Goal:
Copy each line that holds "this".

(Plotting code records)
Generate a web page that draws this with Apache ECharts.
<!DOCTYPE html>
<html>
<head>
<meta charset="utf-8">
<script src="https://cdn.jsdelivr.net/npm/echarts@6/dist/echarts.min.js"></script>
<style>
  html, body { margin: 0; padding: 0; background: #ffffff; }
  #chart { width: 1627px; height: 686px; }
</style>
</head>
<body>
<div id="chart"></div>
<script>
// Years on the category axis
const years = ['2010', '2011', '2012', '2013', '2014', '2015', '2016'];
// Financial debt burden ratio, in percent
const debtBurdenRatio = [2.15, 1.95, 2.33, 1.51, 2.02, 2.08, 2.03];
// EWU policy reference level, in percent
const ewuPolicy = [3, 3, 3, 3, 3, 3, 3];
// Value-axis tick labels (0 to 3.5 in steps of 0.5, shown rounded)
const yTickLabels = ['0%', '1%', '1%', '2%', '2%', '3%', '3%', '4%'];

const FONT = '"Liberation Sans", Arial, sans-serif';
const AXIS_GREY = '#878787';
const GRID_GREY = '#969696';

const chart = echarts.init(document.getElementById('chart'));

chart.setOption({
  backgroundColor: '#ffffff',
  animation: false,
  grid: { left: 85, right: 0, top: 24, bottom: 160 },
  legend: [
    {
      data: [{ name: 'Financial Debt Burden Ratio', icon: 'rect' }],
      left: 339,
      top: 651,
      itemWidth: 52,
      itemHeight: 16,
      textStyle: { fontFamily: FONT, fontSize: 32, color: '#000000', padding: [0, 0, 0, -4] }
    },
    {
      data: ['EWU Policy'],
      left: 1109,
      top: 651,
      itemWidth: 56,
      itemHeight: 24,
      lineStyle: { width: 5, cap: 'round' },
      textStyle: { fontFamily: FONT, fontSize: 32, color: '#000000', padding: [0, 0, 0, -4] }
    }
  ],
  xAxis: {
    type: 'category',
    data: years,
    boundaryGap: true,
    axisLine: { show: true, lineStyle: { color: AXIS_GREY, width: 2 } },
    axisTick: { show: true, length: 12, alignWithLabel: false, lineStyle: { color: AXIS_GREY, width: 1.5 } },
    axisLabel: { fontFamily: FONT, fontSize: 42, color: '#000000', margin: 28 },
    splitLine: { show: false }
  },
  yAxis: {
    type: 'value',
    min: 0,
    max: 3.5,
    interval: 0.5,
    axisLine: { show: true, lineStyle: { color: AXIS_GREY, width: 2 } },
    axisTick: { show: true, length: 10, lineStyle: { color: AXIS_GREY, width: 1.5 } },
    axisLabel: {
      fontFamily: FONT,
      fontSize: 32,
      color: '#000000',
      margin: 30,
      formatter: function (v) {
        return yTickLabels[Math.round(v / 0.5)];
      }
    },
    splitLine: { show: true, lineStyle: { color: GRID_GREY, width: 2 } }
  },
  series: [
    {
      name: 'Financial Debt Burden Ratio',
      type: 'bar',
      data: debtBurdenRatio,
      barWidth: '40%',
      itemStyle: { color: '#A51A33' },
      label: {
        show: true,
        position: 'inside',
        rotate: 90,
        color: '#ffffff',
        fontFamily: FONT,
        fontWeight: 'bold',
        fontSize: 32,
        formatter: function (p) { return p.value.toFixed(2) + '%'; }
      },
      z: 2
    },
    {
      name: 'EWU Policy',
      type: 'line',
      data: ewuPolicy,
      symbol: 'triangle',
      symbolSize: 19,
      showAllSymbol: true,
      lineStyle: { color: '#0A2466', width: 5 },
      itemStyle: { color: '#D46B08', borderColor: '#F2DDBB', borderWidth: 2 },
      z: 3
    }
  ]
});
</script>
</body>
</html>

...

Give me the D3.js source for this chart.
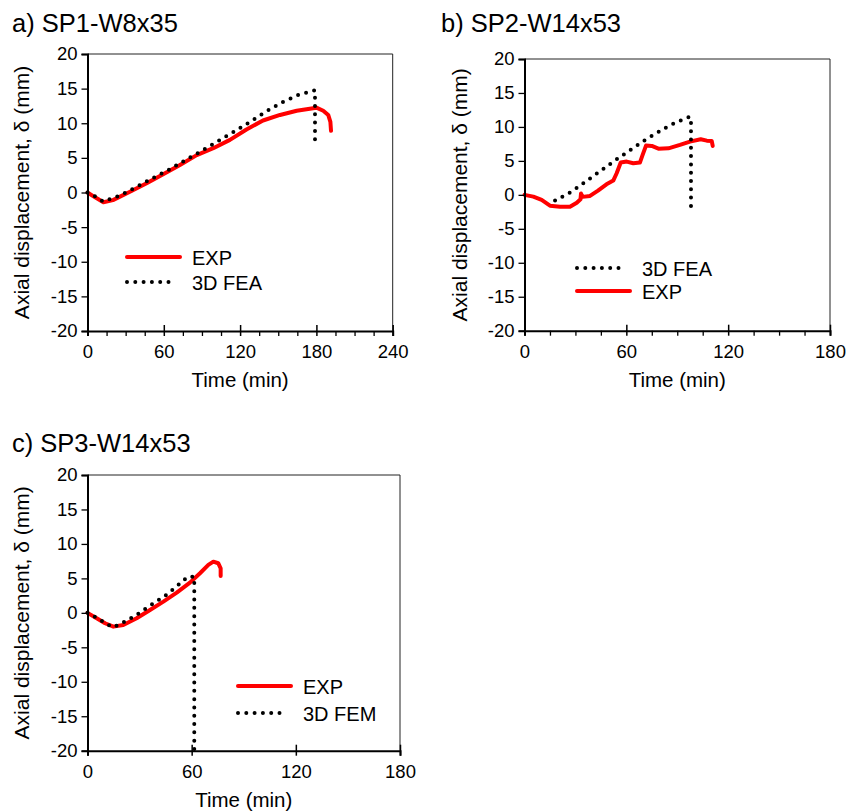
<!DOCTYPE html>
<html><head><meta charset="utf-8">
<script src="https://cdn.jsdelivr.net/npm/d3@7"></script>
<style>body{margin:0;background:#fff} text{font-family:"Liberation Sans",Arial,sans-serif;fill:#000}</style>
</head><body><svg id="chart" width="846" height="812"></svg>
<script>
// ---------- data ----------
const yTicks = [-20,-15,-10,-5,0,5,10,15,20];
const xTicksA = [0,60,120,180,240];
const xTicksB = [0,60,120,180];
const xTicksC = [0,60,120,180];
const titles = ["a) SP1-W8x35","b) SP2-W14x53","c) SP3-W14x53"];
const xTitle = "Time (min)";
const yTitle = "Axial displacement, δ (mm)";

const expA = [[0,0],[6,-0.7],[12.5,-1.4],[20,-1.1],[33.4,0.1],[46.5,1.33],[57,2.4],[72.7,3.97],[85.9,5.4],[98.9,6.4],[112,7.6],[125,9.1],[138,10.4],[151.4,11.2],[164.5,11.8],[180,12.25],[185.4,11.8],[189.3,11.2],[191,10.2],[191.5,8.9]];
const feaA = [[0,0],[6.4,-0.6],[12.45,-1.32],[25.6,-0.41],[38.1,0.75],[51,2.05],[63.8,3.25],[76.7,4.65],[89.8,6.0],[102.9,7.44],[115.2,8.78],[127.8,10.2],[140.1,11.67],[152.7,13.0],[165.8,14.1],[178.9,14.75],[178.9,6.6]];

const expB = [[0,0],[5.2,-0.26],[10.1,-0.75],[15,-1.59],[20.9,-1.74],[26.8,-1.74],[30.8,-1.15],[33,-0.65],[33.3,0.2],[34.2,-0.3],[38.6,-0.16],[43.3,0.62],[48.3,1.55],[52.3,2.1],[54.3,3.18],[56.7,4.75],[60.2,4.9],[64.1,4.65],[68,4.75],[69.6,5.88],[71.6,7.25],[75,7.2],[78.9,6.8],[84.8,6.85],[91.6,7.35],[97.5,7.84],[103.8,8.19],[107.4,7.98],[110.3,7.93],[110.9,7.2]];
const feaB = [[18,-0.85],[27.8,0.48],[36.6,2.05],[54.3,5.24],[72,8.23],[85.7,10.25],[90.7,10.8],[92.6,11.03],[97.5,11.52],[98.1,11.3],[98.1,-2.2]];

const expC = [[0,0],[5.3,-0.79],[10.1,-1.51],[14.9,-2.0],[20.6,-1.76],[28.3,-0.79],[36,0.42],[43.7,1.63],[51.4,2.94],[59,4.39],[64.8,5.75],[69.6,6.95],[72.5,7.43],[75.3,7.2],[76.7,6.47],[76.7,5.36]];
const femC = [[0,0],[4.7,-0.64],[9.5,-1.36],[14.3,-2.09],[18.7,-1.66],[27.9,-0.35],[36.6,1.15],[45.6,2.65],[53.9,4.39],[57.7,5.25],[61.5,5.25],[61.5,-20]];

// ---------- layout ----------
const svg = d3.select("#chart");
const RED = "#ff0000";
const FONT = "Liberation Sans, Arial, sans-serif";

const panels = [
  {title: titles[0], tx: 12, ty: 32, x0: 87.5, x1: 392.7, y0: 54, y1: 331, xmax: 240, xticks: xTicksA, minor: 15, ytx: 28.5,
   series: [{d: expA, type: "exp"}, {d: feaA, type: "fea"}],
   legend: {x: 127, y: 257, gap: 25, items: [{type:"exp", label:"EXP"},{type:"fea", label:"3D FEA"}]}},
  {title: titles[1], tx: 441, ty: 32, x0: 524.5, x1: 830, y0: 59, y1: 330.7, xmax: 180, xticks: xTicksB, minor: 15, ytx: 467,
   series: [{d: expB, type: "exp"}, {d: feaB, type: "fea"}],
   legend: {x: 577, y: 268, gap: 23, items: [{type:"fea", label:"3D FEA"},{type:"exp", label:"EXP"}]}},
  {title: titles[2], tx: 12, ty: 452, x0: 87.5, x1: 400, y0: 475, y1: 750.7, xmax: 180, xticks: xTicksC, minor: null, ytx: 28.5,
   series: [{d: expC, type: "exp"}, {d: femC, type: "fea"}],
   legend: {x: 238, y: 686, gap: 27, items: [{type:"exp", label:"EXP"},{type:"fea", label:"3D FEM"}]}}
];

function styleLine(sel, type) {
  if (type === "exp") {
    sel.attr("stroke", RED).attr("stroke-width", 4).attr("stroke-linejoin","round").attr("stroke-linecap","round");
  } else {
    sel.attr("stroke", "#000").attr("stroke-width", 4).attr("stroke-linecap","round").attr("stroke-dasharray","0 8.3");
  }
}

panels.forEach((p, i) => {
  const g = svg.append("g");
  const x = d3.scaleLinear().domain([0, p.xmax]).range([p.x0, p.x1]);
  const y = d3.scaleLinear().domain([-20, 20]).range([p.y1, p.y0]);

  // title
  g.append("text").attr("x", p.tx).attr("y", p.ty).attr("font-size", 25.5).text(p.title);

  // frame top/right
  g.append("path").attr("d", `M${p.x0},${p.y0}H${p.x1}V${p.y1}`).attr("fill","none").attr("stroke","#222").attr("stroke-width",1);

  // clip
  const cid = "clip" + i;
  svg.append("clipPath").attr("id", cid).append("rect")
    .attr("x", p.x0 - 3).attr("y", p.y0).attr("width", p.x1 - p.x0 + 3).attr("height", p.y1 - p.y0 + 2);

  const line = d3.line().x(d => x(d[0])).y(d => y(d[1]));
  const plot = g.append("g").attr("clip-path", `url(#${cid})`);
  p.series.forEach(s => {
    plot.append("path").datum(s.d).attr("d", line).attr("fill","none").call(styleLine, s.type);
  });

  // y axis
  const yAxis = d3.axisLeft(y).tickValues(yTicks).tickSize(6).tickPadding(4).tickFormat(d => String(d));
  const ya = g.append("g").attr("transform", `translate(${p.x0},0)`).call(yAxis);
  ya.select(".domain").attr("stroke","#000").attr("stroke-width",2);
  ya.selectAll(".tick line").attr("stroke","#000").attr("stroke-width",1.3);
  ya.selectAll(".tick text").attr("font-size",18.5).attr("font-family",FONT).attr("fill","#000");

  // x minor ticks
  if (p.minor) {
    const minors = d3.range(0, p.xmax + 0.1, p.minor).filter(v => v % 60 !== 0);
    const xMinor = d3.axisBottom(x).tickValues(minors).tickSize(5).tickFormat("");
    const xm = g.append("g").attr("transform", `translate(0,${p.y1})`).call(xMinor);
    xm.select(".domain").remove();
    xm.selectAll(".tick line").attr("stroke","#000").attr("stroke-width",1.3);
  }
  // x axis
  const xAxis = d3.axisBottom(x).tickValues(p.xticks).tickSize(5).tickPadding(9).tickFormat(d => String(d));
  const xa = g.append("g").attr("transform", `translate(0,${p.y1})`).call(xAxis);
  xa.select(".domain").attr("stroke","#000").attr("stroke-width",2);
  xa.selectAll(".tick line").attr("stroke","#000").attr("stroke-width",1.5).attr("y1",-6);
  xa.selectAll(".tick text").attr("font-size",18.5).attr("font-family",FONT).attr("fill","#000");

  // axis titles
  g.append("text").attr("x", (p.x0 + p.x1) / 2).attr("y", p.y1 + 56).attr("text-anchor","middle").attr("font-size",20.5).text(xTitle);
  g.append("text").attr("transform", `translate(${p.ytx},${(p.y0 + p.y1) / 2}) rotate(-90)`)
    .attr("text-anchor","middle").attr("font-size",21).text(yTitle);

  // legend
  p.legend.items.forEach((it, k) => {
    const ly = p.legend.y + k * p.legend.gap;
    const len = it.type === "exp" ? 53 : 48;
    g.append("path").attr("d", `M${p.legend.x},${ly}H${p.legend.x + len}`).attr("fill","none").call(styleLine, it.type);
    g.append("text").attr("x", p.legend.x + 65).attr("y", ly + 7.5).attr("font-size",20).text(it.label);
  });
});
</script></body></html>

Response:
Generate a web page that draws this with Apache ECharts.
Give me the D3.js source for this chart.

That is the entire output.